*Data shown*.
## Begin
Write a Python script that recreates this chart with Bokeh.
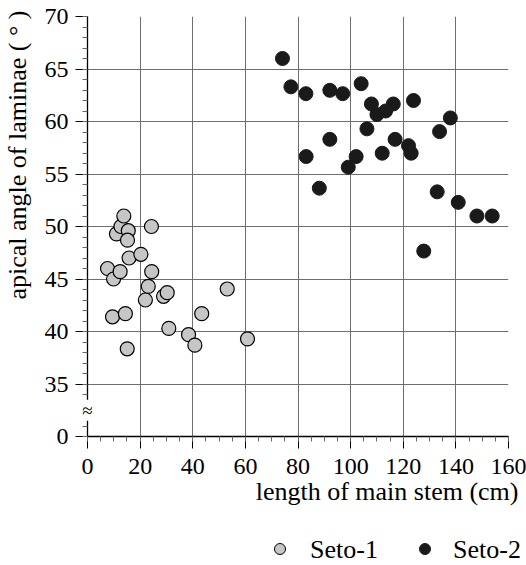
import math
from bokeh.plotting import figure
from bokeh.layouts import column
from bokeh.models import FixedTicker, Label, Range1d, Title, Div
from bokeh.embed import file_html
from bokeh.resources import INLINE

# Seto-1 : length of main stem (cm), apical angle (deg)
seto1_x = [7.6, 9.9, 9.5, 11.0, 12.4, 12.7, 13.8, 15.5, 15.2, 15.8, 14.4, 15.1,
           20.3, 24.3, 24.4, 23.1, 22.0, 28.9, 30.3, 30.9, 38.4, 40.8, 43.4, 53.1, 60.8]
seto1_y = [46.0, 45.0, 41.4, 49.3, 45.7, 50.0, 51.0, 49.6, 48.7, 47.0, 41.7, 38.35,
           47.35, 50.0, 45.7, 44.3, 43.0, 43.35, 43.7, 40.3, 39.7, 38.7, 41.7, 44.05, 39.3]

# Seto-2
seto2_x = [74.1, 77.3, 83.0, 92.1, 97.0, 104.0, 107.9, 116.2, 113.3, 110.0, 123.9, 137.9,
           133.8, 106.2, 92.1, 116.9, 122.0, 123.0, 112.0, 102.1, 83.1, 99.1, 88.1, 132.9,
           140.9, 148.0, 153.8, 127.8]
seto2_y = [66.0, 63.3, 62.65, 62.97, 62.65, 63.6, 61.67, 61.67, 61.0, 60.66, 62.0, 60.34,
           59.04, 59.3, 58.3, 58.3, 57.7, 56.98, 56.98, 56.66, 56.66, 55.65, 53.65, 53.3,
           52.3, 51.0, 51.0, 47.66]

series_names = ["Seto-1", "Seto-2"]
x_title = "length of main stem (cm)"
y_title = "apical angle of laminae ( ° )"

x_ticks = [0, 20, 40, 60, 80, 100, 120, 140, 160]
x_minor = list(range(0, 161, 5))
# broken axis: the bottom position (30) is labelled "0"
y_ticks = [30, 35, 40, 45, 50, 55, 60, 65, 70]
y_tick_labels = {30: "0", 35: "35", 40: "40", 45: "45", 50: "50", 55: "55", 60: "60", 65: "65", 70: "70"}
y_minor = list(range(30, 71, 1))
break_y = 32.5   # where the axis-break sign sits on the broken y axis

FONT = "Liberation Serif"
GRAY_FILL = "#c6c6c6"
DARK = "#1a1a1a"

# ---------------- main plot ----------------
p = figure(frame_width=421, frame_height=420,
           min_border_left=86, min_border_right=19, min_border_top=16, min_border_bottom=95,
           x_range=Range1d(0, 160), y_range=Range1d(30, 70),
           output_backend="svg", toolbar_location=None)
p.outline_line_color = None
p.background_fill_color = "white"
p.border_fill_color = "white"

for ax in (p.xaxis[0], p.yaxis[0]):
    ax.axis_line_color = "black"
    ax.axis_line_width = 1.3
    ax.major_tick_line_color = "black"
    ax.major_tick_out = 12
    ax.major_tick_in = 0
    ax.minor_tick_line_color = "#666666"
    ax.minor_tick_out = 5
    ax.minor_tick_in = 0
    ax.major_label_text_font = FONT
    ax.major_label_text_font_size = "24px"
    ax.major_label_text_color = "black"

p.xaxis[0].ticker = FixedTicker(ticks=x_ticks, minor_ticks=x_minor)
p.yaxis[0].ticker = FixedTicker(ticks=y_ticks, minor_ticks=y_minor)
p.yaxis[0].major_label_overrides = y_tick_labels
p.xaxis[0].major_label_standoff = 10
p.yaxis[0].major_label_standoff = 7

p.xgrid[0].ticker = FixedTicker(ticks=x_ticks)
p.ygrid[0].ticker = FixedTicker(ticks=y_ticks)
p.xgrid.grid_line_color = "#6e6e6e"
p.ygrid.grid_line_color = "#6e6e6e"
p.xgrid.grid_line_width = 1
p.ygrid.grid_line_width = 1

p.scatter(seto1_x, seto1_y, size=14, marker="circle",
          fill_color=GRAY_FILL, line_color="black", line_width=1.2)
p.scatter(seto2_x, seto2_y, size=14, marker="circle",
          fill_color=DARK, line_color=DARK, line_width=1)

# axis break mark (side panel so it is not clipped by the frame)
p.add_layout(Label(x=0, y=break_y, x_units="data", y_units="data",
                   text="≈", text_align="center", text_baseline="middle",
                   text_font=FONT, text_font_size="19px", text_color="black",
                   background_fill_color="white"), "left")

# axis titles as side-panel titles (allow off-centre placement)
ytitle = Title(text=y_title, align="right", offset=-6,
               text_font=FONT, text_font_size="26px", text_font_style="normal",
               text_color="black", standoff=0)
p.add_layout(ytitle, "left")
xtitle = Title(text=x_title, align="right", offset=-10,
               text_font=FONT, text_font_size="26px", text_font_style="normal",
               text_color="black", standoff=0, vertical_align="top")
p.add_layout(xtitle, "below")

# ---------------- legend strip below the plot ----------------
def marker_html(left, fill, line):
    return (f'<span style="position:absolute;left:{left}px;top:12px;width:12px;height:12px;'
            f'border-radius:50%;background:{fill};border:1.2px solid {line};"></span>')

def label_html(left, text):
    return (f'<span style="position:absolute;left:{left}px;top:4px;line-height:30px;'
            f'font-family:\'{FONT}\',serif;font-size:26px;color:black;white-space:nowrap;">{text}</span>')

legend_html = ('<div style="position:relative;width:526px;height:34px;">'
               + marker_html(274, GRAY_FILL, "black") + label_html(310, series_names[0])
               + marker_html(419, DARK, DARK) + label_html(453, series_names[1])
               + '</div>')
legend_div = Div(text=legend_html, width=526, height=34, margin=0)

layout = column(p, legend_div, spacing=0)
open("out.html", "w").write(file_html(layout, INLINE))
## End
Set down the complete material exactly, but do not include the images.

*Output of the task*.
Write a Python script that recreates this chart with Bokeh.
import math
from bokeh.plotting import figure
from bokeh.layouts import column
from bokeh.models import FixedTicker, Label, Range1d, Title, Div
from bokeh.embed import file_html
from bokeh.resources import INLINE

# Seto-1 : length of main stem (cm), apical angle (deg)
seto1_x = [7.6, 9.9, 9.5, 11.0, 12.4, 12.7, 13.8, 15.5, 15.2, 15.8, 14.4, 15.1,
           20.3, 24.3, 24.4, 23.1, 22.0, 28.9, 30.3, 30.9, 38.4, 40.8, 43.4, 53.1, 60.8]
seto1_y = [46.0, 45.0, 41.4, 49.3, 45.7, 50.0, 51.0, 49.6, 48.7, 47.0, 41.7, 38.35,
           47.35, 50.0, 45.7, 44.3, 43.0, 43.35, 43.7, 40.3, 39.7, 38.7, 41.7, 44.05, 39.3]

# Seto-2
seto2_x = [74.1, 77.3, 83.0, 92.1, 97.0, 104.0, 107.9, 116.2, 113.3, 110.0, 123.9, 137.9,
           133.8, 106.2, 92.1, 116.9, 122.0, 123.0, 112.0, 102.1, 83.1, 99.1, 88.1, 132.9,
           140.9, 148.0, 153.8, 127.8]
seto2_y = [66.0, 63.3, 62.65, 62.97, 62.65, 63.6, 61.67, 61.67, 61.0, 60.66, 62.0, 60.34,
           59.04, 59.3, 58.3, 58.3, 57.7, 56.98, 56.98, 56.66, 56.66, 55.65, 53.65, 53.3,
           52.3, 51.0, 51.0, 47.66]

series_names = ["Seto-1", "Seto-2"]
x_title = "length of main stem (cm)"
y_title = "apical angle of laminae ( ° )"

x_ticks = [0, 20, 40, 60, 80, 100, 120, 140, 160]
x_minor = list(range(0, 161, 5))
# broken axis: the bottom position (30) is labelled "0"
y_ticks = [30, 35, 40, 45, 50, 55, 60, 65, 70]
y_tick_labels = {30: "0", 35: "35", 40: "40", 45: "45", 50: "50", 55: "55", 60: "60", 65: "65", 70: "70"}
y_minor = list(range(30, 71, 1))
break_y = 32.5   # where the axis-break sign sits on the broken y axis

FONT = "Liberation Serif"
GRAY_FILL = "#c6c6c6"
DARK = "#1a1a1a"

# ---------------- main plot ----------------
p = figure(frame_width=421, frame_height=420,
           min_border_left=86, min_border_right=19, min_border_top=16, min_border_bottom=95,
           x_range=Range1d(0, 160), y_range=Range1d(30, 70),
           output_backend="svg", toolbar_location=None)
p.outline_line_color = None
p.background_fill_color = "white"
p.border_fill_color = "white"

for ax in (p.xaxis[0], p.yaxis[0]):
    ax.axis_line_color = "black"
    ax.axis_line_width = 1.3
    ax.major_tick_line_color = "black"
    ax.major_tick_out = 12
    ax.major_tick_in = 0
    ax.minor_tick_line_color = "#666666"
    ax.minor_tick_out = 5
    ax.minor_tick_in = 0
    ax.major_label_text_font = FONT
    ax.major_label_text_font_size = "24px"
    ax.major_label_text_color = "black"

p.xaxis[0].ticker = FixedTicker(ticks=x_ticks, minor_ticks=x_minor)
p.yaxis[0].ticker = FixedTicker(ticks=y_ticks, minor_ticks=y_minor)
p.yaxis[0].major_label_overrides = y_tick_labels
p.xaxis[0].major_label_standoff = 10
p.yaxis[0].major_label_standoff = 7

p.xgrid[0].ticker = FixedTicker(ticks=x_ticks)
p.ygrid[0].ticker = FixedTicker(ticks=y_ticks)
p.xgrid.grid_line_color = "#6e6e6e"
p.ygrid.grid_line_color = "#6e6e6e"
p.xgrid.grid_line_width = 1
p.ygrid.grid_line_width = 1

p.scatter(seto1_x, seto1_y, size=14, marker="circle",
          fill_color=GRAY_FILL, line_color="black", line_width=1.2)
p.scatter(seto2_x, seto2_y, size=14, marker="circle",
          fill_color=DARK, line_color=DARK, line_width=1)

# axis break mark (side panel so it is not clipped by the frame)
p.add_layout(Label(x=0, y=break_y, x_units="data", y_units="data",
                   text="≈", text_align="center", text_baseline="middle",
                   text_font=FONT, text_font_size="19px", text_color="black",
                   background_fill_color="white"), "left")

# axis titles as side-panel titles (allow off-centre placement)
ytitle = Title(text=y_title, align="right", offset=-6,
               text_font=FONT, text_font_size="26px", text_font_style="normal",
               text_color="black", standoff=0)
p.add_layout(ytitle, "left")
xtitle = Title(text=x_title, align="right", offset=-10,
               text_font=FONT, text_font_size="26px", text_font_style="normal",
               text_color="black", standoff=0, vertical_align="top")
p.add_layout(xtitle, "below")

# ---------------- legend strip below the plot ----------------
def marker_html(left, fill, line):
    return (f'<span style="position:absolute;left:{left}px;top:12px;width:12px;height:12px;'
            f'border-radius:50%;background:{fill};border:1.2px solid {line};"></span>')

def label_html(left, text):
    return (f'<span style="position:absolute;left:{left}px;top:4px;line-height:30px;'
            f'font-family:\'{FONT}\',serif;font-size:26px;color:black;white-space:nowrap;">{text}</span>')

legend_html = ('<div style="position:relative;width:526px;height:34px;">'
               + marker_html(274, GRAY_FILL, "black") + label_html(310, series_names[0])
               + marker_html(419, DARK, DARK) + label_html(453, series_names[1])
               + '</div>')
legend_div = Div(text=legend_html, width=526, height=34, margin=0)

layout = column(p, legend_div, spacing=0)
open("out.html", "w").write(file_html(layout, INLINE))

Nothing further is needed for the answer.